1/2 cup chicken broth
1/4 cup thawed orange juice concentrate, undiluted
1/4 cup soy sauce
2 tbsp cornstarch
2 tbsp brown sugar
1 tbsp minced fresh garlic
1/2 tsp ground ginger
1/4 tsp salt
1/4 tsp crushed red pepper
1 8-oz pkg Chinese-style noodles*
1 tbsp vegetable oil
1 16-oz pkg fresh stir-fry vegetables (not frozen)
3/4 lb skinless boneless chicken breast, cut into thin strips
1 cup diagonally sliced green onions
1/4 cup chopped unsalted dry-roasted peanuts (I omitted)

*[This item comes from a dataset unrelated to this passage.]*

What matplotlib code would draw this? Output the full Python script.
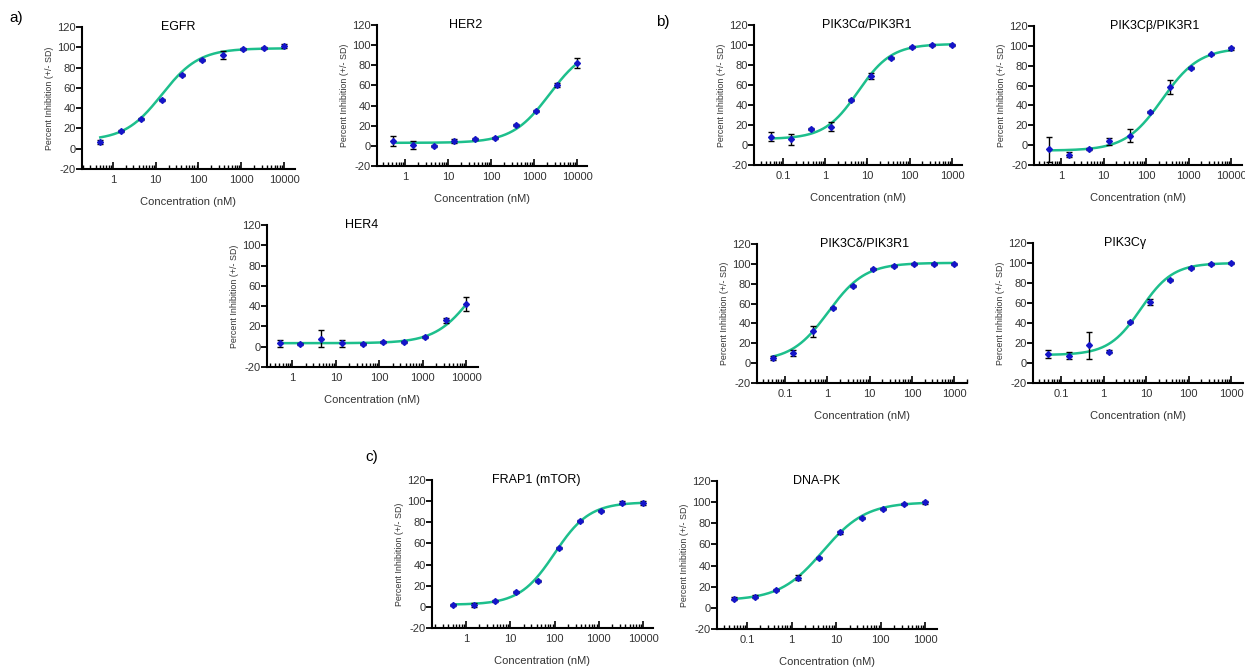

Combine the first 9 ingredients in a small bowl, stir well with a whisk. Set aside.
Bring water to a boil in a large saucepan. Add noodles, cook 3 minutes. Drain and set aside.
Heat oil in a large nonstick skillet or wok over medium-high heat. Add vegetables, stir-fry 2 minutes. Add chicken and green onions, stir-fry 3 minutes or until chicken is done. Add broth mixture, cook 1 minute or until thick, stirring constantly.
Combine chicken mixture and noodles in a large bowl and toss well. Spoon onto plates and sprinkle with peanuts, if using. Serves 6.
Per serving: 345 calories, 6.9g fat, 18% calories from fat (it'll be a little lower if you omit the peanuts)
* You should be able to find flat lo-mein type noodles in your health food store, or if you have a larger supermarket, in the gourmet/Asian food section. Flat rice noodles work as well. Fettucine will work in a pinch, but decrease the amount to about 6oz.
Green Onion-Mushroom Broth makes a great accompaniment!